**Task instructions**
Copy from the first line below down to and including the line with "const yTicks = [500, 550, 600, 650, 700];". Skip the pictures.

**Recorded data**
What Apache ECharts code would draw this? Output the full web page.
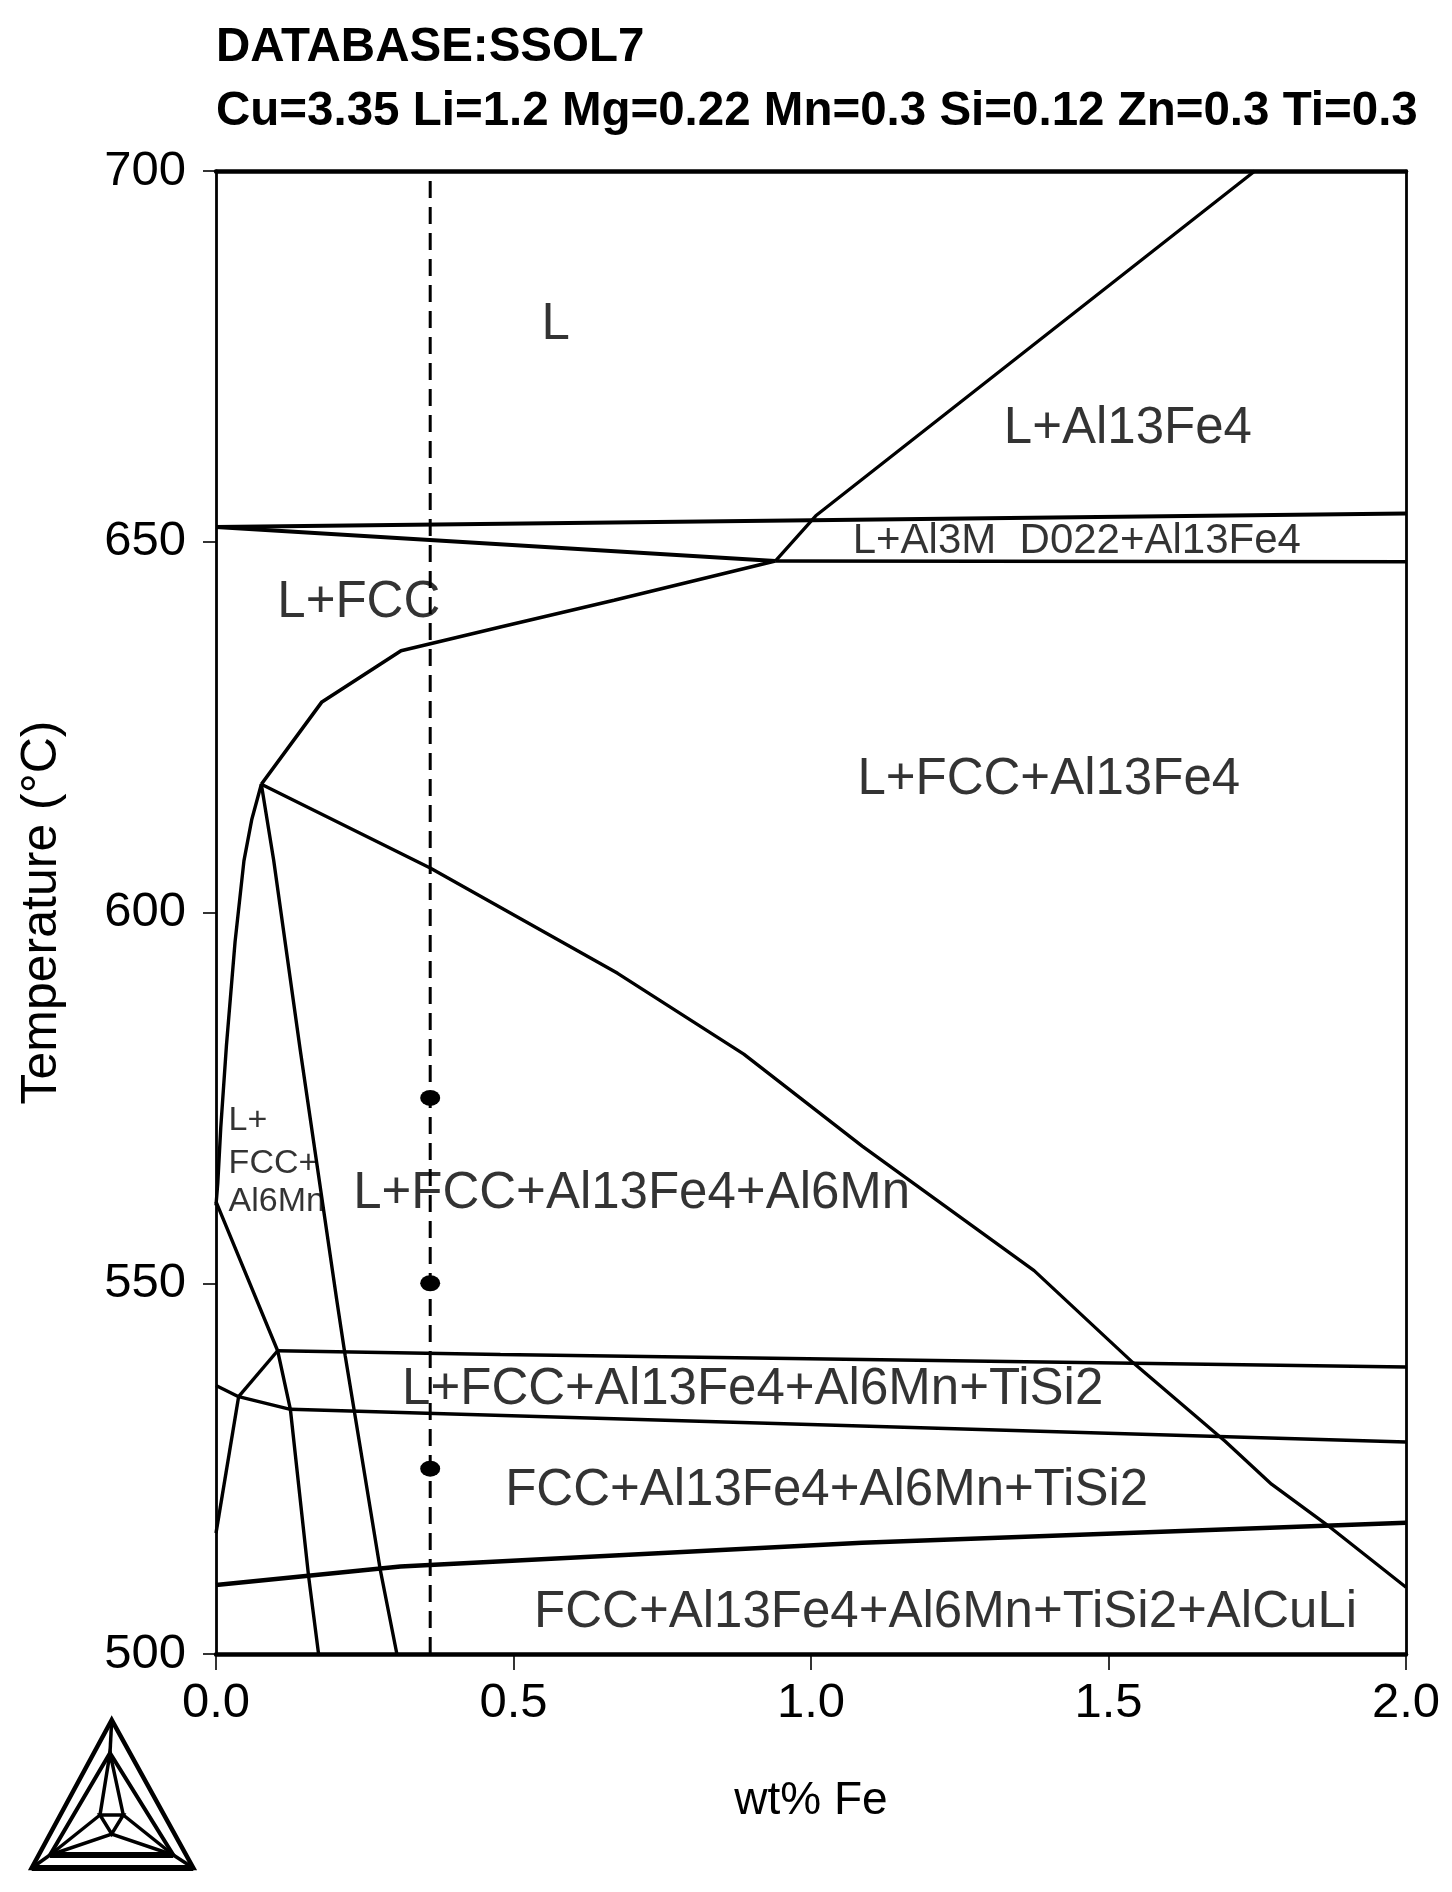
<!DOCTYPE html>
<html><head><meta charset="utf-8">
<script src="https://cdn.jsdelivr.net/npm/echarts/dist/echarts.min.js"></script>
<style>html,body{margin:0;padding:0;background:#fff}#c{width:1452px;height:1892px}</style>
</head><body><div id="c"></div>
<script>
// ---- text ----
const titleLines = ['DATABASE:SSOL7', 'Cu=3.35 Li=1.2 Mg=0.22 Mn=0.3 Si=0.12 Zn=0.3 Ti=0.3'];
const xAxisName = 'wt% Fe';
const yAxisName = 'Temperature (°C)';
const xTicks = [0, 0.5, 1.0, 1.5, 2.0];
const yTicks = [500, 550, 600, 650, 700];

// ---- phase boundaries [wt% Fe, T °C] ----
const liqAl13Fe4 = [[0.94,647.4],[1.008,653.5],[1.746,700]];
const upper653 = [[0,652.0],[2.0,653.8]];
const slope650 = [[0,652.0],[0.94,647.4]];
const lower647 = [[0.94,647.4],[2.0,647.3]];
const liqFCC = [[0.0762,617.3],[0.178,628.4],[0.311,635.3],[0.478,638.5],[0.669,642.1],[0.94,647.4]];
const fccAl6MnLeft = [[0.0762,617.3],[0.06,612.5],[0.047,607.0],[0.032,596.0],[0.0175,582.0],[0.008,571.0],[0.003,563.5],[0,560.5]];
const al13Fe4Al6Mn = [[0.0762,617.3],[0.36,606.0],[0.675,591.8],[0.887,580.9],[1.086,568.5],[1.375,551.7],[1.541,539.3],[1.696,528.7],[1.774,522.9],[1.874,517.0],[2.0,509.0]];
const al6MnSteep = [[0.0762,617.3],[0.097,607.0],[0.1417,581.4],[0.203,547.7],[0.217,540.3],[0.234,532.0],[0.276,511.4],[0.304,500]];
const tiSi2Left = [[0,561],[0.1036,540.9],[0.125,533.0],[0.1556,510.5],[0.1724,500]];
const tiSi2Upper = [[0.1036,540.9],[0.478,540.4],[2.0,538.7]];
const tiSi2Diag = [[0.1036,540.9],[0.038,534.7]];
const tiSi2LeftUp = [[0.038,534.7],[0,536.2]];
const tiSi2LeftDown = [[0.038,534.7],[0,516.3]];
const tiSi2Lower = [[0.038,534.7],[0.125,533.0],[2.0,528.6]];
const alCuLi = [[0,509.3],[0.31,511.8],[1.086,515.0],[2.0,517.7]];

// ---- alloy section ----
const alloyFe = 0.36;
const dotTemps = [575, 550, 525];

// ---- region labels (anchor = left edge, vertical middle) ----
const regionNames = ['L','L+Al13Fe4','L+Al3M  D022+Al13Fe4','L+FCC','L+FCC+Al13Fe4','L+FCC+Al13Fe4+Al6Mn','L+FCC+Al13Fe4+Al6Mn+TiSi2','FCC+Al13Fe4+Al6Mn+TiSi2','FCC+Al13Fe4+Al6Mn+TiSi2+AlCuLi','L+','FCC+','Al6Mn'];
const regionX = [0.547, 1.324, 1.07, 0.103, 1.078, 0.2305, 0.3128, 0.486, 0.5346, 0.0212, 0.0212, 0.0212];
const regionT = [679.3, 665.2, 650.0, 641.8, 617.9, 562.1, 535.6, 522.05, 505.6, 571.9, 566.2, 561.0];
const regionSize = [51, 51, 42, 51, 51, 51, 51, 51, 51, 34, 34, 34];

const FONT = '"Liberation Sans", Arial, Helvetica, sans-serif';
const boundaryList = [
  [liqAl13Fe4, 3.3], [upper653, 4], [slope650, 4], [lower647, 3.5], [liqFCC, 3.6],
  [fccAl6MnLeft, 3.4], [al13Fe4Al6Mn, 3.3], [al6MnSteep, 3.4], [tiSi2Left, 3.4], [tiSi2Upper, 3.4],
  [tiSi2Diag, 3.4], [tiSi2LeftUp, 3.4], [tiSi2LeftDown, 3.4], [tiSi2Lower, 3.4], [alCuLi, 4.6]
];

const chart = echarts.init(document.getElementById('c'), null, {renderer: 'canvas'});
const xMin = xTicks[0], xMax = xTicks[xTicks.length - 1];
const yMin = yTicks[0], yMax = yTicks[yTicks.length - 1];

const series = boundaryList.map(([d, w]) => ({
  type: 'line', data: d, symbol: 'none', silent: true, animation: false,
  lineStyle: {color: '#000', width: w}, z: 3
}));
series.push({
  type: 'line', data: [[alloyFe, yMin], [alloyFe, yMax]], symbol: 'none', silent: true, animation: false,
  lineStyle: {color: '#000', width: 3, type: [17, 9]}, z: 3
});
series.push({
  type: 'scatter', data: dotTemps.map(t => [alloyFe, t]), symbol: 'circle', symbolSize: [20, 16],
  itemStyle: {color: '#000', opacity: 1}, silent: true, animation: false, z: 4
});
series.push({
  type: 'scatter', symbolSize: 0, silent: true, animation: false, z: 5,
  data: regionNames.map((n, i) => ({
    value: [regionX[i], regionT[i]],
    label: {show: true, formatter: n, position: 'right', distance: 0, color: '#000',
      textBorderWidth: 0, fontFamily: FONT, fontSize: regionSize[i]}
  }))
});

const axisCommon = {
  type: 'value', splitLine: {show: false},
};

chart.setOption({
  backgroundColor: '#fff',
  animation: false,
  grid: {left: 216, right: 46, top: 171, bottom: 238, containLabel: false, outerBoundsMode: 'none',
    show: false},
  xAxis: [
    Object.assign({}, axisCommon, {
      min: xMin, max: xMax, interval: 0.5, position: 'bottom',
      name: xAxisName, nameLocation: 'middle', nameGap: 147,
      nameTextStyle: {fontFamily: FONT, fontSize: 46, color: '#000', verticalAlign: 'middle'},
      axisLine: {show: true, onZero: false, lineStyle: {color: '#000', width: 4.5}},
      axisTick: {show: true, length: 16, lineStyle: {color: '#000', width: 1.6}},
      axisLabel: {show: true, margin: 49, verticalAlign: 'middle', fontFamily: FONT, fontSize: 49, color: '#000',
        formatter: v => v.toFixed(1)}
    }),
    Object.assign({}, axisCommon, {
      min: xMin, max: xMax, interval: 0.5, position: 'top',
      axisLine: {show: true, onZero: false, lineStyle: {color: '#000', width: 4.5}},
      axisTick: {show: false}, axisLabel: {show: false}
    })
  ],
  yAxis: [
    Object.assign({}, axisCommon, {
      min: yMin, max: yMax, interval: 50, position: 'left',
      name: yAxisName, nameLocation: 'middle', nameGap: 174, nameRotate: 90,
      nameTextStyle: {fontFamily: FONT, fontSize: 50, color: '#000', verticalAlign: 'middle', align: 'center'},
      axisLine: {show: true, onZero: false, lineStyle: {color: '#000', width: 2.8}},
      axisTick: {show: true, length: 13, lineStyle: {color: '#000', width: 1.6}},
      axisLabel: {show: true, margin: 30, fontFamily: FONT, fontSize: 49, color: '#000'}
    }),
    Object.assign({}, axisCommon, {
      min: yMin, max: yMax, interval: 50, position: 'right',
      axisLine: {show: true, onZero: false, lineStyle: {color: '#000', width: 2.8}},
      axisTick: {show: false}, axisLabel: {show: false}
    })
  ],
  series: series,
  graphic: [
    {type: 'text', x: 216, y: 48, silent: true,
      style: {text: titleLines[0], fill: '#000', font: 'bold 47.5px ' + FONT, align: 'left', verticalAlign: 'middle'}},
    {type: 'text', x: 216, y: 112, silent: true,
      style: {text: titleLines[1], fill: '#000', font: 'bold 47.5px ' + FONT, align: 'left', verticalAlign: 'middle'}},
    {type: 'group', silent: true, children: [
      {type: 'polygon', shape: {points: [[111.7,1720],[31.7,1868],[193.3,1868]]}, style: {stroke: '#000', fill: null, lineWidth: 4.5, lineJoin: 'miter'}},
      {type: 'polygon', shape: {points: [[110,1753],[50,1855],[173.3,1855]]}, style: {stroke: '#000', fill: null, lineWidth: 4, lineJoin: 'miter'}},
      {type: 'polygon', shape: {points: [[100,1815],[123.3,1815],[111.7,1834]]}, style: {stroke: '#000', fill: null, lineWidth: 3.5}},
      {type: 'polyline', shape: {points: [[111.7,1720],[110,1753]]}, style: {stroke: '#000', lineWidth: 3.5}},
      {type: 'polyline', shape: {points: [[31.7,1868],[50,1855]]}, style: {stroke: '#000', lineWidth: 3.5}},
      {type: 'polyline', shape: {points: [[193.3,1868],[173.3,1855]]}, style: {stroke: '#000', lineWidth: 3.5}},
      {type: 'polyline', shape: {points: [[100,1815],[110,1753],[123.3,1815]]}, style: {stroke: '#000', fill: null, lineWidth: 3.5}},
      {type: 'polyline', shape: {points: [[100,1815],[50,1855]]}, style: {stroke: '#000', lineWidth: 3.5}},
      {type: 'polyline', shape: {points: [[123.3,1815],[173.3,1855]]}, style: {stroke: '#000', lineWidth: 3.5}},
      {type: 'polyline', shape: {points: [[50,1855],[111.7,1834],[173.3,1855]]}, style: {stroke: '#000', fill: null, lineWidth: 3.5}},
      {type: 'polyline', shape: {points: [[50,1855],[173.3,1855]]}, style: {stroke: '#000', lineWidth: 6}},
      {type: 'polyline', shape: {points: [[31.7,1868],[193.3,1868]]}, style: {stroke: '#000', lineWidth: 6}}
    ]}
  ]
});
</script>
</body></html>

**Answer for this exercise**
What Apache ECharts code would draw this? Output the full web page.
<!DOCTYPE html>
<html><head><meta charset="utf-8">
<script src="https://cdn.jsdelivr.net/npm/echarts/dist/echarts.min.js"></script>
<style>html,body{margin:0;padding:0;background:#fff}#c{width:1452px;height:1892px}</style>
</head><body><div id="c"></div>
<script>
// ---- text ----
const titleLines = ['DATABASE:SSOL7', 'Cu=3.35 Li=1.2 Mg=0.22 Mn=0.3 Si=0.12 Zn=0.3 Ti=0.3'];
const xAxisName = 'wt% Fe';
const yAxisName = 'Temperature (°C)';
const xTicks = [0, 0.5, 1.0, 1.5, 2.0];
const yTicks = [500, 550, 600, 650, 700];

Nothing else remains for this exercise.